- The paper introduces an RL-based integrated control framework that achieves a 5.7-fold efficiency improvement and maintains hole-seeking errors within 1cm precision.
- It employs a comprehensive MDP formulation by merging DH joint data with preview error information to enable simultaneous multi-joint control.
- Experimental evaluation using DSAC on MuJoCo simulations shows significant reductions in current and preview errors compared to traditional methods.
Integrated Drill Boom Hole-Seeking Control via Reinforcement Learning
The paper "Integrated Drill Boom Hole-Seeking Control via Reinforcement Learning" addresses the complexities and inefficiencies associated with traditional hierarchical control frameworks in intelligent drill boom operations. It proposes a novel integrated control methodology based on Reinforcement Learning (RL) to enhance drilling efficiency and accuracy.
The significance of drill boom automation in underground mining and tunneling cannot be understated, particularly in light of its potential to alleviate the labor-intensive, hazardous manual operations typically performed in these challenging environments. Traditional control frameworks, primarily based on inverse kinematics, typically exhibit two major drawbacks: high computational complexity and sequential control of multiple joints, which are time-consuming.
Methodology
The authors introduce an integrated control framework leveraging RL to generate direct control inputs for all joints simultaneously at each time step. This approach circumvents the computationally intensive inverse kinematics solutions and promotes cooperative multi-joint control. The hole-seeking task is modeled as a Markov Decision Process (MDP), allowing the use of contemporary RL algorithms to develop the control policy.
Key components of the MDP formulation include:
- State Representation: The state representation merges the Denavit-Hartenberg (DH) parameterized joint posture information with preview hole-seeking discrepancy data. This state representation enhances performance by providing a comprehensive depiction of the current and anticipated errors between the drill boom and the target hole.

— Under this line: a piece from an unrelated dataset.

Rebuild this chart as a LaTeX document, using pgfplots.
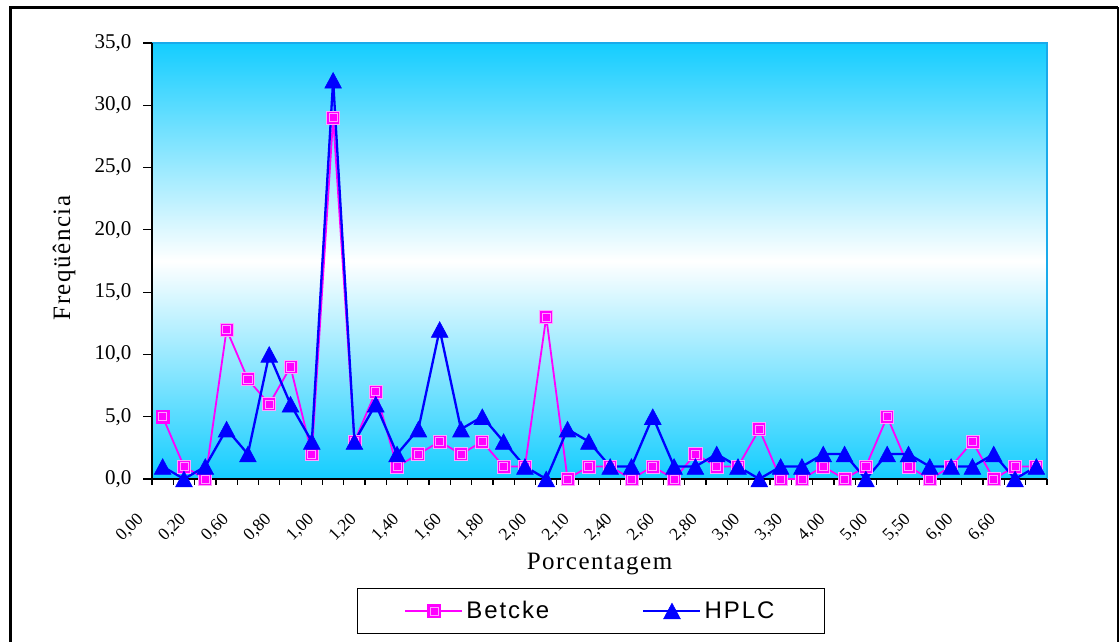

- Action Space: The selected actions are the change rates of joint postures, ensuring smooth transitions and maintaining system stability.
- Reward Function: The reward function penalizes current and preview discrepancies as well as the magnitude of the actions to ensure alignment precision and control smoothness.
Experimental Evaluation
The authors validated their proposed methodology through extensive simulations using the General Optimal control Problem Solver (GOPS) and environments built on the MuJoCo platform. Four RL algorithms suited for continuous control were employed: DSAC, SAC, TD3, and DDPG. Among these, DSAC demonstrated superior performance in terms of final accumulated rewards and hole-seeking precision.
From the numerical results presented, the integrated method showed a significant reduction in both current and preview hole-seeking errors compared to traditional methods. Specifically, the DSAC algorithm achieved errors well within 1cm, satisfying practical application requirements. Additionally, the integrated control framework outperformed the hierarchical approach in terms of control efficiency, demonstrating an approximately 5.7-fold improvement.
Implications and Future Work
The integrated control method presented not only improves hole-seeking accuracy but also significantly enhances drilling efficiency. This has substantial practical implications, potentially reducing the occurrence of issues such as overbreak and underbreak in tunneling operations. The elimination of inverse kinematics computation and the adoption of a coordinated multi-joint control strategy underscore the robustness and efficiency of the proposed methodology.
Future works should address state constraints for ensuring system safety during the hole-seeking process, further bolstering the practical applicability of this method. Additionally, exploring real-world deployment scenarios and integrating with more advanced RL techniques could provide further enhancements in performance and adaptability.
In summary, the research contributes significantly to the automation of drill boom operations by presenting a robust, time-efficient method that leverages cutting-edge RL techniques to overcome traditional challenges, positioning itself as a promising direction for future advancements in automated drilling and tunneling systems.